Formula 1’s new motorsports director Ross Brawn is keen to host a non-championship race every season, harking back to the seventies when such events were part of a season’s schedule.
Brawn told Sky Sports, “My dream is a non-championship race once a year so that we could try a different format in that race.”
“A non-championship race would enable us to vary the format and try something different – and evolve it. You can’t take the risk of swapping a format in a championship race and not getting it right.”
Perhaps the most famous of the F1 non-championship races was the Race of Champions at Brands Hatch which ran regularly throughout the sixties and seventies, and ran for the last time in 1983.
Traditionally the race would take place before the start of the European season, with most teams sending at least one car with several privateers using the opportunity to race alongside the F1 regulars.
But Brawn is wary of making big changes too soon, “There is quite a lot of inertia in F1 so it’s going to be difficult to get it absolutely right but l think we can get a lot closer.”
“It won’t be perfect because F1 is a bit of an oil tanker so you nudge it but l hope we can get it going in the right direction.”
Brawn is also not keen to make untested changes, such as modifying the format of grand prix weekends, “I’m a bit nervous about that. When we change format we have to be very sure we have it right.
The pecking order during the current F1 pre-season testing, in Barcelona, appears unchanged and indeed it is apparent that Mercedes remain top of the heap despite the rule changes aimed at leveling the playing field this season.

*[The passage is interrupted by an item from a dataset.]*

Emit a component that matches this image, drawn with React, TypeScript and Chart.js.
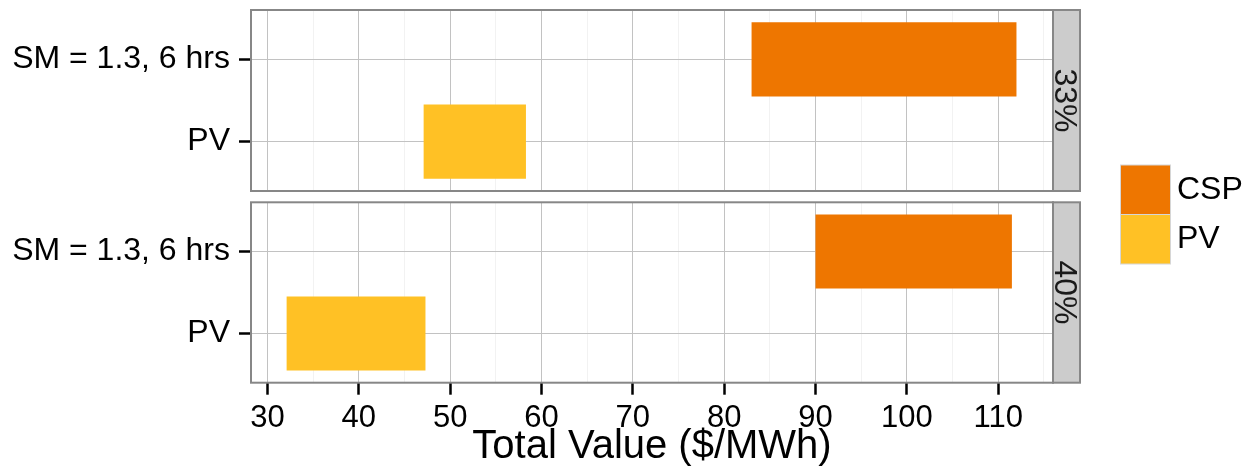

Brawn explained, “We expose ourselves whenever we make changes like this. Fingers crossed, it is going to work out but l think it is a good example of where we didn’t go through the right principles to begin with. And if this was a principle to stop Mercedes winning, you could argue the exact contrary.
“A team that strong and with that resource will relish change. It was naïve to think it would destabilise Mercedes. If anything it gave them an advantage,” ventured the former Mercedes team principal, who was a key figure in the heyday of Ferrari in the early 2000s and also led his own small budget team – Brawn GP – to two Formula 1 titles in 2009 before selling the operation to Mercedes.
“In the long run, we need to make sure more teams have the capability to compete. At the bottom of the grid, the commercial consideration of the driver is much stronger than it is at the front of the grid. If we can put the smaller teams on a sounder footing then l think the whole sport will improve and you will get more Verstappens coming through than you do now.”
“If I’m honest, my objective for thirty years was not to have close racing and my objective was to compete at a level where nobody can beat me. I’m poacher turned gamekeeper now because my priority is closer racing!”
“But we must not do it artificially and we must not penalise a team because they are doing an exceptional job. Someone has suggested that if a team is winning then they should have their development frozen until the rest catch up. The fans will just see straight through it and become disillusioned,” added Brawn.